Hence enough to check for these cases below.

if j = $i_{n-1}+1$

Then rewrite this prob as P($F_n$=0,$S_n$=1|($X_{n-1}$,$X_{n-2}$,..$X_0$)=($i_{n-1}$,$i_{n-2}$,...$i_0$))

if j= $i_{n-1} -1$

Then rewrite this prob as P($F_n$=1,$S_n$=0|($X_{n-1}$,$X_{n-2}$,..$X_0$)=($i_{n-1}$,$i_{n-2}$,...$i_0$))

if j = $i_{n-1}$

Then rewrite this prob as

P($F_n$=1,$S_n$=1|($X_{n-1}$,$X_{n-2}$,..$X_0$)=($i_{n-1}$,$i_{n-2}$,...$i_0$))+ P($F_n$=0,$S_n$=0|($X_{n-1}$,$X_{n-2}$,..$X_0$)=($i_{n-1}$,$i_{n-2}$,...$i_0$))

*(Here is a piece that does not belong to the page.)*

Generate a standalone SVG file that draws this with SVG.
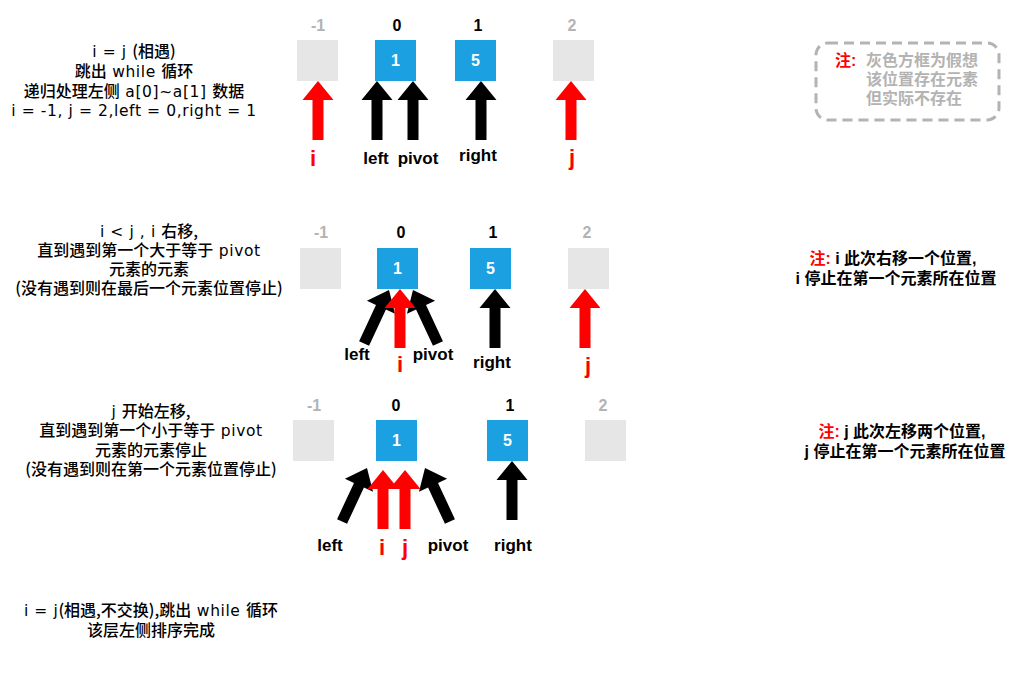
<svg xmlns="http://www.w3.org/2000/svg" xmlns:xlink="http://www.w3.org/1999/xlink" width="1016" height="678" viewBox="0 0 1016 678">
  <style>
    .desc { font-family: "Noto Sans CJK SC", sans-serif; font-size: 16px; font-weight: 500; fill: #000; text-anchor: middle; }
    .lat { font-family: "DejaVu Sans", sans-serif; font-size: 15.5px; letter-spacing: 0.6px; font-weight: normal; }
    .idx { font-family: "Liberation Sans", Arial, sans-serif; font-size: 16px; font-weight: bold; text-anchor: middle; }
    .idx.real { fill: #000; }
    .idx.ghost { fill: #b3b3b3; }
    .cell { fill: #1ba1e2; }
    .void { fill: #e6e6e6; }
    .val { font-family: "Liberation Sans", Arial, sans-serif; font-size: 16px; font-weight: bold; fill: #fff; text-anchor: middle; }
    .lbl { font-family: "Liberation Sans", Arial, sans-serif; font-size: 17px; font-weight: bold; fill: #000; text-anchor: middle; }
    .ptr { font-family: "Liberation Sans", Arial, sans-serif; font-size: 22px; font-weight: bold; fill: #ff0000; text-anchor: middle; }
    .blk { fill: #000; }
    .red { fill: #ff0000; }
    .note { font-family: "Liberation Sans", "Noto Sans CJK SC", sans-serif; font-size: 16px; font-weight: bold; fill: #000; }
    .mark { fill: #ff0000; }
    .dim { fill: #b3b3b3; }
  </style>
  <defs>
    <!-- upward block arrow, tip at origin -->
    <path id="arw" d="M0,0 L15.5,19 L5.5,19 L5.5,59 L-5.5,59 L-5.5,19 L-15.5,19 Z"/>
  </defs>
  <rect width="1016" height="678" fill="#fff"/>

  <!-- ===== step 1 ===== -->
  <g id="step1-text">
    <text class="desc" x="134" y="57"><tspan class="lat">i = j </tspan>(相遇)</text>
    <text class="desc" x="134" y="77">跳出<tspan class="lat"> while </tspan>循环</text>
    <text class="desc" x="134" y="97">递归处理左侧<tspan class="lat"> a[0]~a[1] </tspan>数据</text>
    <text class="desc" x="134" y="116"><tspan class="lat">i = -1, j = 2,left = 0,right = 1</tspan></text>
  </g>
  <g id="s1-cell-m1"><text class="idx ghost" x="318" y="31">-1</text><rect class="void" x="297" y="40" width="41" height="41"/></g>
  <g id="s1-cell-0"><text class="idx real" x="397" y="31">0</text><rect class="cell" x="375" y="40" width="41" height="41"/><text class="val" x="395.5" y="66">1</text></g>
  <g id="s1-cell-1"><text class="idx real" x="478" y="31">1</text><rect class="cell" x="455" y="40" width="41" height="41"/><text class="val" x="475.5" y="66">5</text></g>
  <g id="s1-cell-2"><text class="idx ghost" x="572" y="31">2</text><rect class="void" x="553" y="40" width="41" height="41"/></g>
  <g id="s1-pointers">
    <use xlink:href="#arw" class="red" transform="translate(318,81)"/>
    <use xlink:href="#arw" class="blk" transform="translate(377,81)"/>
    <use xlink:href="#arw" class="blk" transform="translate(413,81)"/>
    <use xlink:href="#arw" class="blk" transform="translate(481,81)"/>
    <use xlink:href="#arw" class="red" transform="translate(571,81)"/>
    <text class="ptr" x="313" y="166">i</text>
    <text class="lbl" x="376" y="164">left</text>
    <text class="lbl" x="418" y="164">pivot</text>
    <text class="lbl" x="478" y="161">right</text>
    <text class="ptr" x="572" y="165">j</text>
  </g>
  <g id="legend">
    <rect x="816" y="43" width="183" height="77" rx="12" ry="12" fill="none" stroke="#b3b3b3" stroke-width="3" stroke-dasharray="10 6"/>
    <text class="note mark" x="835" y="66">注:</text>
    <text class="note dim" x="866" y="66">灰色方框为假想</text>
    <text class="note dim" x="866" y="85">该位置存在元素</text>
    <text class="note dim" x="866" y="104">但实际不存在</text>
  </g>

  <!-- ===== step 2 ===== -->
  <g id="step2-text">
    <text class="desc" x="149" y="237"><tspan class="lat">i &lt; j , i </tspan>右移,</text>
    <text class="desc" x="149" y="256">直到遇到第一个大于等于<tspan class="lat"> pivot</tspan></text>
    <text class="desc" x="149" y="275">元素的元素</text>
    <text class="desc" x="149" y="294">(没有遇到则在最后一个元素位置停止)</text>
  </g>
  <g id="s2-cell-m1"><text class="idx ghost" x="321" y="238">-1</text><rect class="void" x="300" y="248" width="41" height="41"/></g>
  <g id="s2-cell-0"><text class="idx real" x="401" y="238">0</text><rect class="cell" x="377" y="248" width="41" height="41"/><text class="val" x="397.5" y="274">1</text></g>
  <g id="s2-cell-1"><text class="idx real" x="493" y="238">1</text><rect class="cell" x="470" y="248" width="41" height="41"/><text class="val" x="490.5" y="274">5</text></g>
  <g id="s2-cell-2"><text class="idx ghost" x="587" y="238">2</text><rect class="void" x="568" y="248" width="41" height="41"/></g>
  <g id="s2-pointers">
    <use xlink:href="#arw" class="blk" transform="translate(389,290) rotate(25)"/>
    <use xlink:href="#arw" class="blk" transform="translate(413,290) rotate(-25)"/>
    <use xlink:href="#arw" class="red" transform="translate(400,289)"/>
    <use xlink:href="#arw" class="blk" transform="translate(495,289)"/>
    <use xlink:href="#arw" class="red" transform="translate(585,289)"/>
    <text class="lbl" x="357" y="360">left</text>
    <text class="ptr" x="400" y="372">i</text>
    <text class="lbl" x="433" y="360">pivot</text>
    <text class="lbl" x="492" y="368">right</text>
    <text class="ptr" x="588" y="373">j</text>
  </g>
  <g id="note2">
    <text class="note" x="893" y="264" text-anchor="middle"><tspan class="mark">注:</tspan> i 此次右移一个位置,</text>
    <text class="note" x="896" y="284" text-anchor="middle">i 停止在第一个元素所在位置</text>
  </g>

  <!-- ===== step 3 ===== -->
  <g id="step3-text">
    <text class="desc" x="151" y="417"><tspan class="lat">j </tspan>开始左移,</text>
    <text class="desc" x="151" y="436">直到遇到第一个小于等于<tspan class="lat"> pivot</tspan></text>
    <text class="desc" x="151" y="456">元素的元素停止</text>
    <text class="desc" x="151" y="475">(没有遇到则在第一个元素位置停止)</text>
  </g>
  <g id="s3-cell-m1"><text class="idx ghost" x="314" y="411">-1</text><rect class="void" x="293" y="420" width="41" height="41"/></g>
  <g id="s3-cell-0"><text class="idx real" x="396" y="411">0</text><rect class="cell" x="376" y="420" width="41" height="41"/><text class="val" x="396.5" y="446">1</text></g>
  <g id="s3-cell-1"><text class="idx real" x="510" y="411">1</text><rect class="cell" x="487" y="420" width="41" height="41"/><text class="val" x="507.5" y="446">5</text></g>
  <g id="s3-cell-2"><text class="idx ghost" x="603" y="411">2</text><rect class="void" x="585" y="420" width="41" height="41"/></g>
  <g id="s3-pointers">
    <use xlink:href="#arw" class="blk" transform="translate(367,468) rotate(25)"/>
    <use xlink:href="#arw" class="blk" transform="translate(425,468) rotate(-25)"/>
    <use xlink:href="#arw" class="red" transform="translate(383,470)"/>
    <use xlink:href="#arw" class="red" transform="translate(405,470)"/>
    <use xlink:href="#arw" class="blk" transform="translate(512,461)"/>
    <text class="lbl" x="330" y="551">left</text>
    <text class="ptr" x="382" y="555">i</text>
    <text class="ptr" x="405" y="555">j</text>
    <text class="lbl" x="448" y="551">pivot</text>
    <text class="lbl" x="513" y="551">right</text>
  </g>
  <g id="note3">
    <text class="note" x="902" y="437" text-anchor="middle"><tspan class="mark">注:</tspan> j 此次左移两个位置,</text>
    <text class="note" x="905" y="457" text-anchor="middle">j 停止在第一个元素所在位置</text>
  </g>

  <!-- ===== result ===== -->
  <g id="result-text">
    <text class="desc" x="151" y="616"><tspan class="lat">i = j</tspan>(相遇,不交换),跳出<tspan class="lat"> while </tspan>循环</text>
    <text class="desc" x="151" y="636">该层左侧排序完成</text>
  </g>
</svg>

Now,Observe that $F_n$ and $S_n$ only depends on $X_{n-1}$ and not on $X_{n-2}$,$X_{n-3}$,...$X_0$

So,from here you can conclude

P($X_n$= j|($X_{n-1}$,$X_{n-2}$,..$X_0$)=($i_{n-1}$,$i_{n-2}$,...$i_0$))= P($X_n$= j|$X_{n-1}$=$i_{n-1}$)

$\textbf{NOTE:}$ This is a long hand mathematical approach to argue markov property of $X_n$.If one wants to keep life simple one can argue in one line that the $n^th$ draw depends only on the $X_{n-1}$ by giving appropriate arguments.